Liam Tran ’17, who auditioned for the Mixolydians, has a more pointed taste. “I’ve always loved singing classical music,” he said. “I sang ‘Go the Distance,’ from Hercules, and I didn’t really practice for very long because it’s just so near and dear to my heart.”
Samara Prywes ’17 too reached into her repertoire and took out Fun.’s familiar “Some Nights.”
“I did ‘Some Nights’ as a solo in high-school choir, so it was comfortable,” she said. “I kind of just practiced it a few times in the shower.”
All this mounting stress reached its apex outside of the audition rooms, where auditioners huddled together in near-delirious anxiety waiting for their opportunities to prove themselves.
“Outside the room, it was really noisy— we were definitely distracting to the people inside,” Marshall said. “It was a mob scene with lots of excited energy. I wasn’t preoccupied with what I was about to sing, and I wasn’t very worried. It was definitely a really supportive environment. There was impromptu harmonizing, people wondering what everyone else was singing, and people rehearsing together.”
Marshall also laughed remembering the sheet she and her peers had been given before the New Group audition: a questionnaire with prompts to “draw yourself twerking on a picnic table” and inquiries as to the student’s favorite beverage, “alcoholic or non-alcoholic.”
“The energy of auditions can always be nerve-wracking on both sides,” said Gigi Breland ’14, a New Group member who helped lead auditions for that group. “The room that we used was really tiny, so it created a very intimate space, which could’ve added to the potential nerves. We tried to keep the energy light and fun by asking the freshmen little ‘tidbit’ questions.”
Julia Zachary ’17 spoke to that nervous energy.
“The atmosphere outside the room was fairly tense and noisy, as there were a lot of people waiting to try out,” she said.
Tran also noted the apprehension of waiting outside before an audition.
“I’ve always thought that waiting outside of an audition room would be very nerve-wracking, and honestly that’s just how it felt while I was waiting,” he said. “I guess my nerves just began to build up.”
Inside, though, was a different story. According to Zachary, the audition leaders did an excellent job of keeping the mood relaxed and unintimidating.
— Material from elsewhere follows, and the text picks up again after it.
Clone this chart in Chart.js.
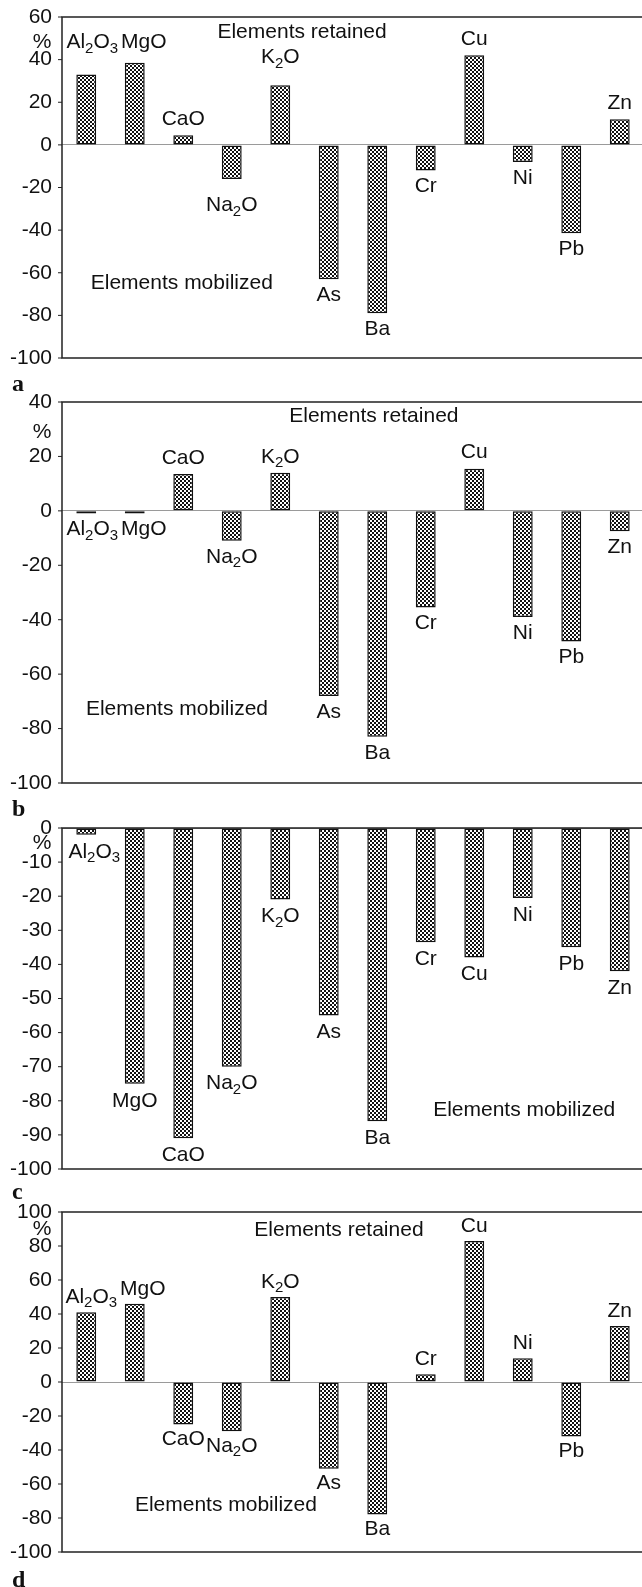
<!DOCTYPE html>
<html>
<head>
<meta charset="utf-8">
<script src="https://cdn.jsdelivr.net/npm/chart.js@4.4.1/dist/chart.umd.min.js"></script>
<style>
  html, body { margin: 0; padding: 0; background: #fff; overflow: hidden; }
  body { width: 642px; height: 1587px; position: relative; }
  canvas { position: absolute; left: 0; }
  .tag { position: absolute; left: 12px; font: bold 24px "Liberation Serif", "Times New Roman", serif; line-height: 24px; color: #111; }
</style>
</head>
<body>
<canvas id="chartA" width="646" height="369" style="top:3px"></canvas>
<canvas id="chartB" width="646" height="409" style="top:388px"></canvas>
<canvas id="chartC" width="646" height="369" style="top:814px"></canvas>
<canvas id="chartD" width="646" height="368" style="top:1198px"></canvas>
<div class="tag" style="top:371px">a</div>
<div class="tag" style="top:796px">b</div>
<div class="tag" style="top:1179px">c</div>
<div class="tag" style="top:1567px">d</div>

<script>
// categories, same order in all four panels
const categories = ['Al2O3', 'MgO', 'CaO', 'Na2O', 'K2O', 'As', 'Ba', 'Cr', 'Cu', 'Ni', 'Pb', 'Zn'];

// % change per panel
const valuesA = [33, 38.5, 4.5, -16, 28, -63, -79, -12, 42, -8, -41.5, 12];
const valuesB = [-1, -1, 13.5, -11, 14, -68, -83, -35.5, 15.5, -39, -48, -7.5];
const valuesC = [-2, -75, -91, -70, -21, -55, -86, -33.5, -38, -20.5, -35, -42];
const valuesD = [41, 46, -25, -29, 50, -51, -78, 4.5, 83, 14, -32, 33];

// y axis ranges [min, max, step]
const axisA = [-100, 60, 20];
const axisB = [-100, 40, 20];
const axisC = [-100, 0, 10];
const axisD = [-100, 100, 20];

const FONT = '"Liberation Sans", Arial, Helvetica, sans-serif';
const INK = '#111';

function checker() {
  const c = document.createElement('canvas');
  c.width = 4; c.height = 4;
  const g = c.getContext('2d');
  g.fillStyle = '#fff';
  g.fillRect(0, 0, 4, 4);
  g.fillStyle = '#111';
  g.fillRect(0, 0, 2, 2);
  g.fillRect(2, 2, 2, 2);
  return g.createPattern(c, 'repeat');
}

// draws e.g. Al2O3 with digits as subscripts, centred on cx
function drawChem(ctx, text, cx, cy) {
  const parts = text.match(/[A-Za-z]+|\d+/g);
  const big = '21px ' + FONT, small = '15px ' + FONT;
  let w = 0;
  parts.forEach(p => { ctx.font = /\d/.test(p) ? small : big; w += ctx.measureText(p).width; });
  let x = cx - w / 2;
  ctx.textAlign = 'left';
  ctx.textBaseline = 'middle';
  parts.forEach(p => {
    const sub = /\d/.test(p);
    ctx.font = sub ? small : big;
    ctx.fillText(p, x, sub ? cy + 6 : cy);
    x += ctx.measureText(p).width;
  });
}

const panelDecor = {
  id: 'panelDecor',
  afterDraw(chart, args, opts) {
    const { ctx, chartArea: a, scales: { x, y } } = chart;
    ctx.save();

    // frame: top, left, bottom (no right edge)
    ctx.strokeStyle = '#222';
    ctx.lineWidth = 1.5;
    ctx.beginPath();
    ctx.moveTo(a.right + 2, a.top);
    ctx.lineTo(a.left, a.top);
    ctx.lineTo(a.left, a.bottom);
    ctx.lineTo(a.right + 2, a.bottom);
    ctx.stroke();

    // small outward ticks
    ctx.lineWidth = 1;
    y.ticks.forEach(t => {
      const py = y.getPixelForValue(t.value);
      ctx.beginPath();
      ctx.moveTo(a.left - 4, py);
      ctx.lineTo(a.left, py);
      ctx.stroke();
    });

    ctx.fillStyle = INK;
    ctx.font = '21px ' + FONT;
    ctx.textAlign = 'center';
    ctx.textBaseline = 'middle';
    ctx.fillText('%', 42, y.getPixelForValue(opts.pct));

    opts.notes.forEach(n => {
      ctx.font = '21px ' + FONT;
      ctx.textAlign = 'center';
      ctx.textBaseline = 'middle';
      ctx.fillText(n[0], x.getPixelForValue(n[1]), y.getPixelForValue(n[2]));
    });

    const meta = chart.getDatasetMeta(0);
    const vals = chart.data.datasets[0].data;
    meta.data.forEach((bar, i) => {
      let ly;
      if (opts.labelAt[i] !== undefined) ly = y.getPixelForValue(opts.labelAt[i]);
      else ly = vals[i] >= 0 ? bar.y - opts.gap : bar.y + opts.gap;
      drawChem(ctx, categories[i], bar.x + (opts.nudge[i] || 0), ly);
    });
    ctx.restore();
  }
};

function makePanel(id, values, axis, decor) {
  const ctx = document.getElementById(id).getContext('2d');
  return new Chart(ctx, {
    type: 'bar',
    data: {
      labels: categories,
      datasets: [{
        data: values,
        backgroundColor: checker(),
        borderColor: '#111',
        borderWidth: 1.5,
        borderSkipped: false,
        barPercentage: 0.41,
        categoryPercentage: 1
      }]
    },
    options: {
      animation: false,
      responsive: false,
      devicePixelRatio: 1,
      layout: { padding: { top: 14, bottom: 14, left: 0, right: 2 } },
      plugins: {
        legend: { display: false },
        tooltip: { enabled: false },
        panelDecor: decor
      },
      scales: {
        x: { display: false },
        y: {
          min: axis[0],
          max: axis[1],
          afterFit: s => { s.width = 62; s.paddingTop = 0; s.paddingBottom = 0; },
          border: { display: false },
          grid: {
            drawTicks: false,
            color: c => (c.tick && c.tick.value === 0 ? '#9a9a9a' : 'rgba(0,0,0,0)'),
            lineWidth: 1
          },
          ticks: {
            stepSize: axis[2],
            padding: 10,
            color: INK,
            font: { family: FONT, size: 21 }
          }
        }
      }
    },
    plugins: [panelDecor]
  });
}

makePanel('chartA', valuesA, axisA, {
  pct: 48, gap: 16,
  labelAt: { 0: 48, 1: 48, 3: -28.5, 4: 41 },
  nudge: { 0: 6, 1: 9 },
  notes: [['Elements retained', 4.45, 53], ['Elements mobilized', 1.97, -65]]
});
makePanel('chartB', valuesB, axisB, {
  pct: 29, gap: 16,
  labelAt: {},
  nudge: { 0: 6, 1: 9 },
  notes: [['Elements retained', 5.93, 34.6], ['Elements mobilized', 1.87, -72.8]]
});
makePanel('chartC', valuesC, axisC, {
  pct: -4.4, gap: 17,
  labelAt: {},
  nudge: { 0: 8 },
  notes: [['Elements mobilized', 9.03, -82.7]]
});
makePanel('chartD', valuesD, axisD, {
  pct: 90, gap: 15,
  labelAt: {},
  nudge: { 0: 5, 1: 8 },
  notes: [['Elements retained', 5.21, 89.4], ['Elements mobilized', 2.88, -72.4]]
});
</script>
</body>
</html>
She realized that these people weren’t scary casting directors, but instead were fellow students looking for new collaborators to work on great music.
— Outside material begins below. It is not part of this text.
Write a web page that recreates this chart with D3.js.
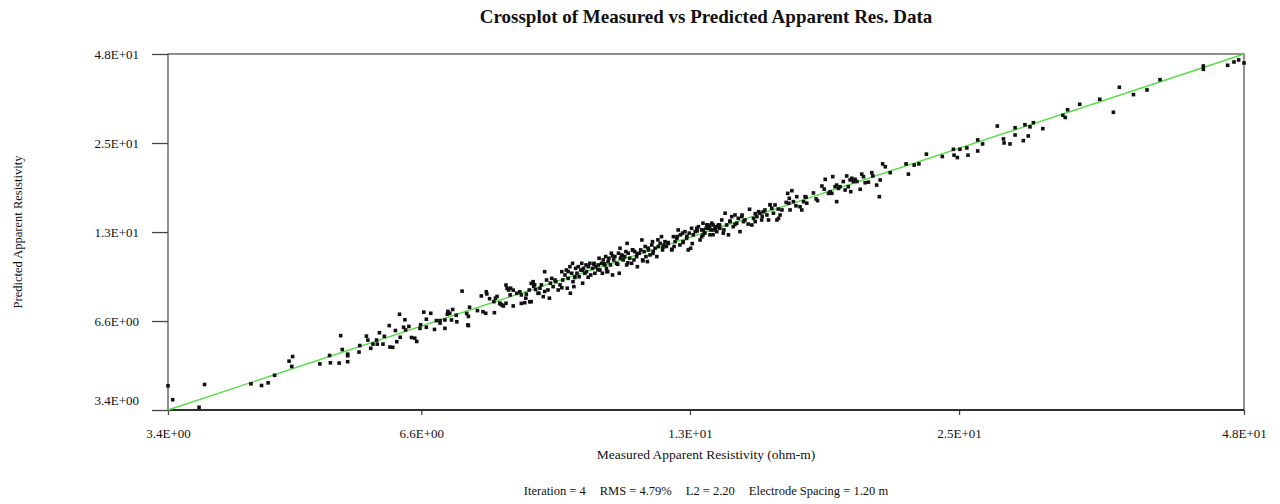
<!DOCTYPE html>
<html>
<head>
<meta charset="utf-8">
<script src="https://cdn.jsdelivr.net/npm/d3@7/dist/d3.min.js"></script>
<style>
  body { margin: 0; background: #fff; }
  text { font-family: 'Liberation Serif', 'Times New Roman', serif; fill: #111; }
</style>
</head>
<body>
<div id="chart"></div>
<script>
// measured vs predicted apparent resistivity (ohm-m)
const measured = [
  3.40, 3.44, 3.67, 3.72, 4.17, 4.28, 4.35, 4.42, 4.58, 4.62, 4.61, 4.94, 5.06, 5.07, 5.18, 5.20, 5.22, 5.29, 5.29, 5.29, 5.44, 5.45,
  5.54, 5.56, 5.60, 5.63, 5.68, 5.72, 5.69, 5.77, 5.87, 5.91, 5.86, 5.95, 5.97, 6.01, 6.02, 6.07, 6.10, 6.09, 6.19, 6.24, 6.27,
  6.32, 6.33, 6.38, 6.42, 6.42, 6.49, 6.55, 6.58, 6.64, 6.72, 6.72, 6.76, 6.77, 6.80, 6.83, 6.85, 6.91, 6.92, 7.01, 7.09, 7.12,
  7.11, 7.12, 7.35, 7.38, 7.43, 7.44, 7.45, 7.59, 7.58, 7.61, 7.64, 7.69, 7.73, 7.76, 7.81, 7.81, 7.83, 7.86, 7.90, 7.95, 7.89,
  7.95, 8.02, 8.08, 8.11, 8.18, 8.21, 8.28, 8.31, 8.36, 8.40, 8.47,
  8.11, 8.20, 8.27, 8.35, 8.31, 8.45, 8.49, 8.52, 8.56, 8.59, 8.63, 8.66, 8.69, 8.71, 8.74, 8.77, 8.83, 8.88, 8.92, 8.96, 8.98,
  9.03, 9.06, 9.08, 9.10, 9.14, 9.15, 9.18, 9.20, 9.21, 9.23, 9.25, 9.27, 9.30, 9.33, 9.35, 9.39, 9.41, 9.43, 9.45, 9.48, 9.51,
  9.52, 9.56, 9.60, 9.62, 9.66, 9.70, 9.72, 9.74, 9.80, 9.82, 9.84, 9.88, 9.90, 9.92, 9.96, 9.98, 10.00, 10.01, 10.04, 10.06,
  10.10, 10.12, 10.15, 10.18, 10.21, 10.25, 10.30, 10.32, 10.34, 10.35, 10.38, 10.42, 10.46, 10.49, 10.51, 10.52, 10.55, 10.59,
  10.64, 10.66, 10.70, 10.72, 10.77, 10.79, 10.84, 10.88, 10.91, 10.93, 10.97, 11.00, 11.02, 11.06, 11.09, 11.13, 11.18, 11.20,
  11.22, 11.27, 11.32, 11.36, 11.41, 11.45, 11.48, 11.52, 11.55, 11.59, 11.64, 11.74, 11.79, 11.81, 11.84, 11.89, 11.93, 11.98,
  12.00, 12.06, 12.08, 12.13, 12.18, 12.23, 12.26, 12.30, 12.33, 12.38, 12.44, 12.49, 12.54, 12.59, 12.64, 12.68, 12.72, 12.78,
  12.82, 12.89, 12.93, 13.00, 13.07, 13.15, 13.21,
  12.64, 12.69, 12.74, 12.80, 12.85, 12.90, 12.96, 13.01, 13.07, 13.12, 13.17, 13.22, 13.28, 13.33, 13.39, 13.44, 13.50, 13.55,
  13.61, 13.66, 13.72, 13.78, 13.83, 13.89, 13.95, 14.01, 14.06, 14.22, 14.30, 14.36, 14.42, 14.48, 14.54, 14.59, 14.65, 14.71,
  14.77, 14.84, 14.90, 14.96, 15.02, 15.08, 15.14, 15.21, 15.27, 15.33, 15.40, 15.62, 15.66, 15.68, 15.71, 15.78, 15.84, 15.97,
  16.10, 16.17, 16.24, 16.30, 16.37, 16.64, 16.81, 16.99, 17.13, 17.27, 17.34, 17.41, 17.45, 17.55, 17.62, 17.62, 17.70, 17.77,
  17.91, 17.99, 18.06, 18.13, 18.21, 18.24, 18.29, 18.36, 18.44, 18.52, 18.67, 18.74, 18.82, 18.90, 19.05, 19.21, 19.26, 19.44,
  19.57, 19.61, 19.73, 19.86, 20.10,
  20.90, 21.02, 21.32, 21.57, 21.97, 22.85, 23.48, 23.52, 23.71, 23.86, 24.27, 24.34, 24.93, 24.93, 25.23, 26.16, 26.56, 26.60,
  26.99, 27.33, 27.33, 27.89, 28.00, 28.23, 28.35, 28.59, 29.26, 30.74, 30.92, 31.10, 32.04,
  33.66, 34.81, 35.32, 36.57, 37.81, 39.04, 43.43, 43.43, 46.11, 46.83, 47.37, 48.00,
  // extra points inside the dense band
  8.38, 8.59, 8.81, 8.96, 9.10, 9.25, 9.42, 9.56, 9.69, 9.79, 9.94, 10.03, 10.15, 10.28, 10.39, 10.54, 10.67, 10.78, 10.94,
  11.08, 11.21, 11.35, 11.49, 11.64, 11.75, 11.90, 12.07, 12.19, 12.35, 12.50, 12.68, 12.84, 13.00, 13.16, 13.35, 13.55, 13.72,
  13.96, 14.17, 14.42, 14.67, 14.96, 15.26, 15.56, 15.94, 16.34, 16.75, 17.09, 7.14, 7.28, 7.50, 7.70, 6.64, 6.15, 5.79
]

const predicted = [
  4.07, 3.67, 3.47, 4.11, 4.13, 4.08, 4.16, 4.40, 4.89, 5.06, 4.70, 4.79, 5.10, 4.83, 4.82, 5.91, 5.33, 5.15, 5.09, 4.87, 5.23, 5.49,
  5.89, 5.72, 5.38, 5.55, 5.72, 6.04, 5.55, 5.55, 5.43, 5.42, 6.37, 6.14, 5.65, 6.93, 5.84, 6.29, 6.17, 6.65, 5.83, 5.80, 5.66,
  6.24, 6.41, 7.04, 6.68, 6.29, 6.98, 6.19, 6.61, 6.61, 6.64, 6.24, 6.93, 7.08, 6.98, 6.64, 7.18, 6.88, 6.55, 8.23, 6.97, 6.82,
  6.40, 6.37, 7.94, 7.06, 6.98, 8.19, 8.06, 7.01, 7.61, 7.81, 7.91, 7.53, 7.43, 7.37, 7.52, 8.61, 8.41, 8.30, 8.41, 8.29, 8.00,
  7.37, 8.10, 8.19, 7.51, 7.55, 8.05, 7.60, 8.72, 8.54, 8.33, 8.10,
  8.00, 7.81, 8.30, 8.83, 7.61, 8.10, 8.41, 8.62, 7.90, 9.51, 8.94, 8.30, 7.81, 8.73, 9.05, 8.51, 8.83, 8.30, 8.62, 9.51, 8.94,
  9.28, 9.63, 8.41, 9.05, 9.87, 8.10, 9.40, 10.12, 8.83, 8.51, 9.16, 9.75, 9.40, 9.87, 9.16, 9.63, 10.12, 8.73, 9.75, 9.40, 10.00,
  9.51, 9.87, 10.12, 9.28, 9.75, 10.12, 9.40, 9.87, 10.00, 10.51, 9.63, 10.12, 9.40, 10.38, 10.00, 10.64, 9.75, 9.51, 10.25, 10.51,
  10.00, 10.91, 9.28, 10.38, 10.64, 10.12, 10.91, 9.40, 11.32, 10.51, 10.77, 10.38, 10.64, 11.04, 10.00, 11.74, 10.91, 10.51,
  10.12, 11.18, 10.38, 11.04, 10.64, 9.87, 10.91, 11.18, 12.04, 10.38, 11.04, 11.47, 10.64, 10.25, 11.18, 10.77, 11.60, 11.89,
  11.04, 11.32, 10.64, 11.47, 11.74, 12.34, 11.18, 11.60, 11.89, 11.47, 11.74, 11.18, 12.34, 11.47, 11.89, 12.18, 12.97, 11.60,
  12.51, 12.67, 11.89, 12.81, 12.18, 11.18, 12.67, 11.32, 13.13, 12.51, 12.81, 13.13, 13.29, 12.04, 12.97, 13.64, 12.67, 13.13,
  13.46, 13.29, 12.97, 13.46, 13.13, 13.29, 13.46,
  12.34, 12.97, 12.67, 13.46, 13.13, 12.51, 13.64, 12.97, 13.29, 12.81, 13.46, 13.13, 13.97, 12.67, 14.69, 13.46, 12.51, 13.80,
  14.32, 13.29, 14.50, 13.64, 14.14, 12.81, 14.32, 13.80, 13.97, 15.13, 13.46, 14.14, 13.80, 14.32, 14.86, 14.69, 13.97, 14.86,
  15.05, 14.50, 13.97, 15.62, 15.24, 14.69, 15.62, 13.97, 14.14, 14.50, 15.05, 17.03, 15.83, 16.41, 15.05, 17.37, 16.01, 16.61,
  15.42, 15.05, 16.01, 16.61, 15.83, 17.08, 16.13, 17.98, 18.90, 17.03, 17.24, 17.03, 19.28, 17.89, 18.11, 16.01, 17.67, 17.89,
  18.59, 17.46, 19.38, 17.89, 18.81, 17.24, 19.05, 18.59, 18.90, 18.59, 17.55, 19.65, 19.28, 18.43, 18.51, 19.86, 19.38, 18.11,
  16.61, 18.81, 21.20, 20.75, 19.86,
  21.20, 19.65, 21.02, 21.20, 22.79, 22.39, 23.63, 22.62, 22.22, 23.63, 23.87, 22.62, 25.33, 23.34, 24.59, 28.09, 25.52, 24.77,
  24.59, 27.74, 26.28, 25.20, 28.37, 26.09, 27.92, 28.80, 27.55, 30.43, 29.94, 31.71, 33.03,
  34.28, 31.12, 37.48, 35.49, 36.74, 39.66, 43.91, 42.84, 44.14, 45.24, 45.92, 44.91,
  8.63, 8.21, 8.94, 8.44, 9.52, 9.11, 9.62, 9.13, 10.06, 9.65, 10.08, 9.52, 10.69, 10.05, 10.70, 10.16, 11.17, 10.87, 10.31,
  11.33, 10.89, 12.05, 11.41, 11.81, 11.24, 12.35, 11.81, 12.38, 11.72, 12.88, 12.49, 13.43, 12.52, 13.27, 12.97, 13.86, 13.51,
  14.49, 13.55, 14.64, 14.35, 15.65, 15.15, 15.92, 15.52, 16.55, 16.34, 17.57, 7.30, 7.12, 7.78, 7.48, 6.49, 6.33, 5.88
]

const tickLabels = ['3.4E+00', '6.6E+00', '1.3E+01', '2.5E+01', '4.8E+01']
const xTickValues = [3.4, 6.34, 12.28, 23.81, 48]
const yTickValues = [3.4, 6.59, 12.77, 24.76, 48]
const domainMin = 3.4
const domainMax = 48

const titleText = 'Crossplot of Measured vs Predicted Apparent Res. Data'
const xLabel = 'Measured Apparent Resistivity (ohm-m)'
const yLabel = 'Predicted Apparent Resistivity'
const footer = ['Iteration = 4', 'RMS = 4.79%', 'L2 = 2.20', 'Electrode Spacing = 1.20 m']

const margin = { top: 54, left: 168, right: 36, bottom: 94 }
const width = 1280 - margin.left - margin.right
const height = 504 - margin.top - margin.bottom

const svg = d3
  .select('#chart')
  .append('svg')
  .attr('width', width + margin.left + margin.right)
  .attr('height', height + margin.top + margin.bottom)
  .append('g')
  .attr('transform', 'translate(' + margin.left + ',' + margin.top + ')')

const xPositionScale = d3.scaleLog().domain([domainMin, domainMax]).range([0, width])
const yPositionScale = d3.scaleLog().domain([domainMin, domainMax]).range([height, 0])

const datapoints = measured.map((m, i) => ({ measured: m, predicted: predicted[i] }))

// axes
const xAxis = d3
  .axisBottom(xPositionScale)
  .tickValues(xTickValues)
  .tickFormat((d, i) => tickLabels[i])
  .tickSize(5)
  .tickPadding(14)

const yAxis = d3
  .axisLeft(yPositionScale)
  .tickValues(yTickValues)
  .tickFormat((d, i) => tickLabels[i])
  .tickSize(16)
  .tickPadding(13)

svg
  .append('g')
  .attr('class', 'axis x-axis')
  .attr('transform', 'translate(0,' + height + ')')
  .call(xAxis)

svg
  .append('g')
  .attr('class', 'axis y-axis')
  .call(yAxis)

svg.selectAll('.axis .domain').remove()
svg.selectAll('.axis text').attr('font-size', 13).attr('font-family', "'Liberation Serif', serif").attr('fill', '#111')
svg.selectAll('.axis line').attr('stroke', '#444').attr('stroke-width', 1.3)
// lowest y label sits a bit above its tick
svg
  .select('.y-axis')
  .selectAll('.tick')
  .filter((d, i) => i === 0)
  .select('text')
  .attr('dy', '-0.45em')

// frame
svg
  .append('rect')
  .attr('x', 0)
  .attr('y', 0)
  .attr('width', width)
  .attr('height', height)
  .attr('fill', 'none')
  .attr('stroke', '#555')
  .attr('stroke-width', 1.3)

svg
  .append('line')
  .attr('x1', 0)
  .attr('x2', width)
  .attr('y1', height)
  .attr('y2', height)
  .attr('stroke', '#111')
  .attr('stroke-width', 1.3)

// 1:1 line
svg
  .append('line')
  .attr('x1', xPositionScale(domainMin))
  .attr('y1', yPositionScale(domainMin))
  .attr('x2', xPositionScale(domainMax))
  .attr('y2', yPositionScale(domainMax))
  .attr('stroke', '#55dd44')
  .attr('stroke-width', 1.4)

const size = 3.6
svg
  .selectAll('.point')
  .data(datapoints)
  .enter()
  .append('rect')
  .attr('class', 'point')
  .attr('x', d => xPositionScale(d.measured) - size / 2)
  .attr('y', d => yPositionScale(d.predicted) - size / 2)
  .attr('width', size)
  .attr('height', size)
  .attr('fill', '#111')

// titles
svg
  .append('text')
  .attr('x', width / 2)
  .attr('y', -31)
  .attr('text-anchor', 'middle')
  .attr('font-size', 19)
  .attr('font-weight', 'bold')
  .text(titleText)

svg
  .append('text')
  .attr('x', width / 2)
  .attr('y', height + 49)
  .attr('text-anchor', 'middle')
  .attr('font-size', 13.5)
  .text(xLabel)

svg
  .append('text')
  .attr('transform', 'translate(' + (22 - margin.left) + ',' + height / 2 + ') rotate(-90)')
  .attr('text-anchor', 'middle')
  .attr('font-size', 12.5)
  .text(yLabel)

svg
  .append('text')
  .attr('x', width / 2)
  .attr('y', height + 85)
  .attr('text-anchor', 'middle')
  .attr('font-size', 12.5)
  .selectAll('tspan')
  .data(footer)
  .enter()
  .append('tspan')
  .attr('dx', (d, i) => (i === 0 ? 0 : 14))
  .text(d => d)
</script>
</body>
</html>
“It felt exhilarating to get up in front of a group of people I’d never met— a group of people who are evidently incredibly talented and awesome,” Zachary explained. “I was very anxious, but the groups made me feel comfortable, even when I messed up or got confused.”
Marshall said she had a similar experience.
“Inside, all the group members were clapping enthusiastically,” she said. “At the end there was a little formality; they couldn’t be too explicit about how you did, just to keep it professional.”
Despite any awkwardness between the auditioners and the group, auditioners stayed focus on the task at hand.
“I was the first girl to audition, and the third overall audition, for Notably Sharp,” Prywes said. “It was a little weird— they were on one side, and I was by myself in a huge, open space. But it was fine. And afterwards I thought, ‘I got the first one over with, so I can do the next one.’”
Zachary was also relieved after singing.
“I felt great after trying out because I felt that my auditions had gone well,” she said. “I also felt more comfortable with singing in front of a group of people who were new to me. I even made them laugh a few times, which increased my confidence.”
According to the audition leaders, the anxiety and stress that the freshmen went through resulted in some captivating performances.
“I was pleased with how many freshmen came out to audition,” Breland said. “We had a lot of great singers with strong voices. The class of 2017 seems promising.”
Although some will await the fateful text or email callback notification with bated breath, others take a more relaxed approach.
“I don’t think I’ll be crushed if I don’t make it,” Elmer said. “It’s all for fun, anyway—and I can always try out again next year.”